Review by Stuart Barr
Stars Colin Firth, Alan Rickman, Cameron Diaz, Stanley Tucci, Tom Courtney, Cloris Leachman, Anna Skellern, Togo Igawa, Sarah Goldberg, Chillie Mo, Tanroh Ishida, Pip Torrens
Written by Joel & Ethan Coen
Certification UK 12
Runtime 89 minutes
Directed by Michael Hoffman
Let’s be clear, the odds on my enjoying Gambit were poor from the start. The ‘caper’ movie is just above made for TV real life inspirational drama and evangelical apocalypse propaganda in my list of hated film genres. I’ve always detested them. Shaggy dog stories about ‘gentlemen’ thieves who only steal from moustache twirling villains, featuring an attractive blonde, cocktails, smarts suits, and always a final act twist. ‘Caper’ movies seem like vacuous escapism to me, and the notion of the gentleman thief is complete fantasy. No grit, all gloss. No depth, just a well buffed veneer. Even the classics of the sub-genre bore me, The Thomas Crown Affair (both versions), The Pink Panther (1964), To Catch A Thief, Ocean’s 11, absolutely hate them all.
So you can discount my opinion of this remake of a largely forgotten 1966 film if you like. However, you really shouldn’t, as Gambit is astonishingly poor given the talent involved. Directed by Michael Hoffman from a script by the Coen Brothers (despite sole writing credit many hands have contributed to the script since the Coen’s draft if the internet is to be believed), and starring Colin Firth fresh from the dual triumphs of a A Single Man and The King’s Speech. The cast is completed by Alan Rickman as the villain, and Cameron Diaz the blonde bombshell.

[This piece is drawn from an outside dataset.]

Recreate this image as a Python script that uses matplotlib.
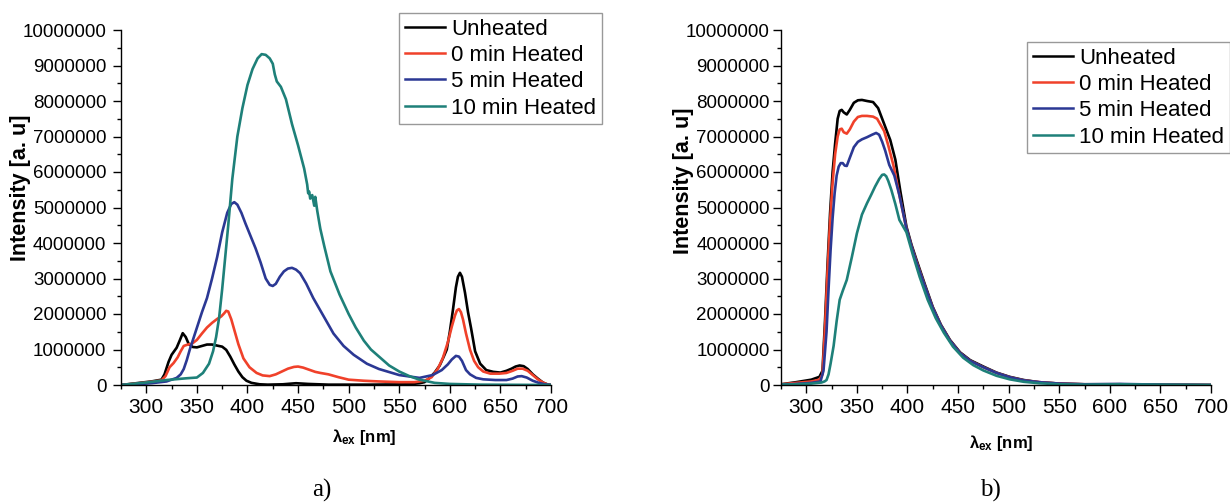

I was prepared to enjoy this, but it took precisely three notes of Rolfe Kent’s jaunty retro score accompanying an atrocious pastel shaded animated title sequence to realise I was in for a miserable 90 minutes. The plot is gossamer thin. Art expert Harry Deane (Firth), downtrodden and dejected after years of put downs by odious media tycoon boss Lionel Shahbandar (Rickman), plots revenge by perpetrating an art fraud upon him with the aid of retired Army Major Wingate (Tom Courtney) who is a skilled art forger. Shahbander is a Monet collector; Deane plans to convince him he has found a rare painting in the trailer of a Texan Rodeo performer and professional chicken plucker PJ Puznowski (Diaz). Puznowski’s grandfather liberated an Austrian castle where the painting was thought to have ended up in the possession of a senior Nazi, so there is some method to the madness.
Early in the film we are treated to Deane’s fantasy of the fraud going exactly to plan, then he tries to put it into practice and everything goes wrong. This leads to escalating farce, with trousers being lost, bellboys involved, and an hilarious argument between Firth and Diaz about the ‘old Major’ where onlookers think he means his penis. The comedy is broader than the Atlantic, and even resorts to a particularly useless fart gag. There is not a single character that is not a crass national stereotype, the uptight Englishman, the brash American blonde, the overly deferential Japanese businessman, the camp heel clicking German. It’s depressingly old fashioned and lazy stuff although the mix of Carry On level innuendo and jokes about Monet is a bit weird. Firth and Rickman are coasting, and Diaz is just awful with a hugely annoying exaggerated Texan drawl.
It all leads to an inevitable final plot twist which is telegraphed well in advance and the one surprise in the whole movie is on the poster. If you are planning a long haul flight in the near future, I guarantee you will get stuck watching this.